23Nous voici donc servis, et un peu trop vite, puisque tout est soldé en deux pages. Le sujet semble épuisé avant même d’avoir été entamé par Hélène Cixous. Car, après tout, n’est-ce pas l’ambition de tout dictionnaire, de toute encyclopédie, que de vouloir en lui-même rassembler l’ensemble des savoirs à partir de la mise en ordre – alphabétique – du lexique ? Telle a été en tout cas la visée des Lumières, tel était leur projet le plus révolutionnaire peut-être : rationaliser, à travers la langue, la connaissance humaine. Et non seulement le dictionnaire de Larousse est « grand » mais en plus il a des majuscules, beaucoup de majuscules, il se veut « universel » et le titre en son entier ne pourrait rassembler l’ensemble des matières qu’il entend traiter (en témoignent les nombreux « etc. etc. » imprimés en page-titre [10]).
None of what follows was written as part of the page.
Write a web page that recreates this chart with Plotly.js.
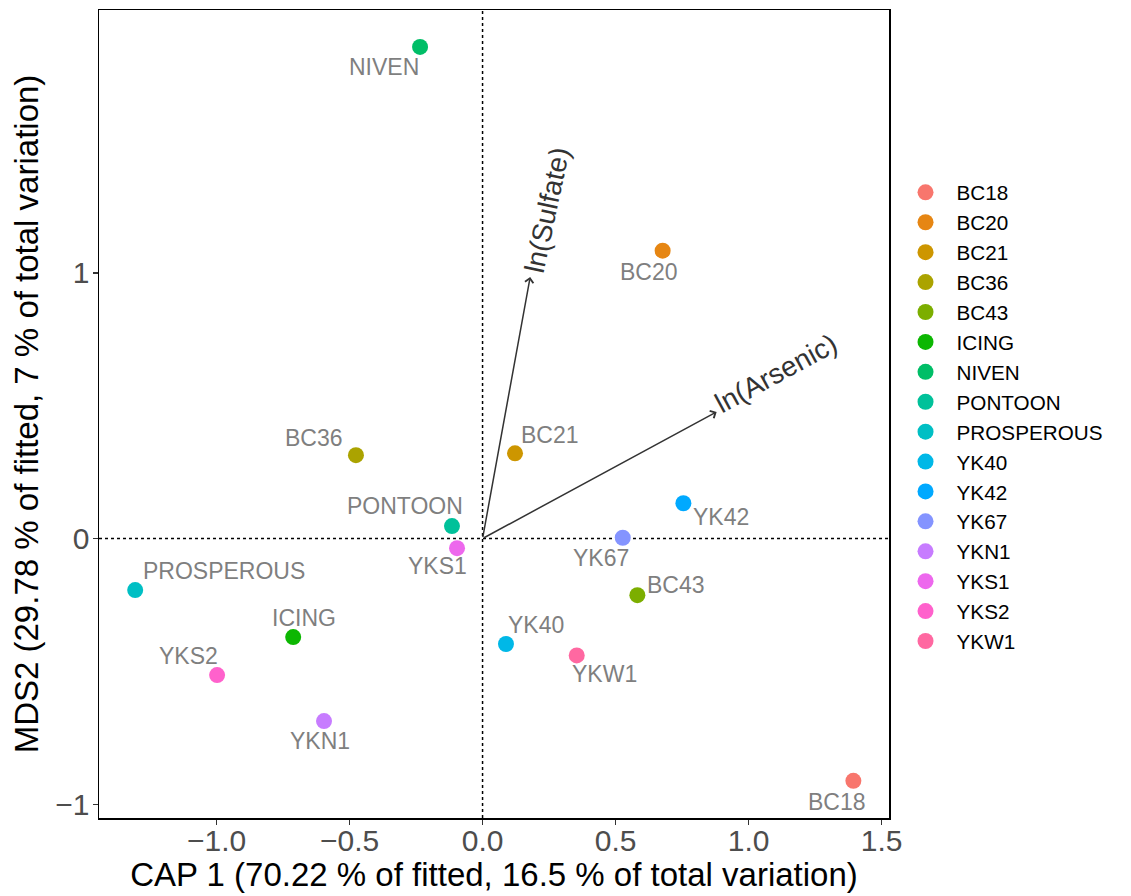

Alors à quoi bon continuer ? En même temps, lisant cette définition historico-géographique, le lecteur ne voit toujours rien et ne peut rien imaginer de ce lieu. Rien n’est atteint du monde ni du sensible.

24Cixous joue ainsi ironiquement sur les genres. Comme ouvrage de littérature, nous attendons une expérience spécifique de lecture qui fasse appel à notre corde sensible. Attente d’autant plus frustrée, incise d’autant plus ironique de la part de l’auteure, que la page « Osnabrück », outre le fait qu’elle interroge les modalités de réception de la littérature et notre accoutumance à la littératie [11], parle d’une ville, Osnabrück, dans son histoire singulière. Latitude, longitude, hydrographie, religion, économie, histoire, monuments, jusqu’au nom des principales personnalités de la ville, rien ne manque au tableau. Le lecteur a même droit à un encart sur la province d’Osnabrück, encart qui fait mention de la superficie et du caractère agricole de ce morceau de terre allemande situé entre d’autres villes, d’autres régions et d’autres fleuves aux noms tout aussi mystérieux. Mais n’avons-nous pas les autres tomes à disposition pour combler nos lacunes dans la connaissance de toute chose en ce monde ? Tout cela dressé dans un présent intemporel, exception faite du deuxième paragraphe, celui retraçant l’histoire de la ville de 1780 à 1811 qui opère un bref passage au système des temps du récit.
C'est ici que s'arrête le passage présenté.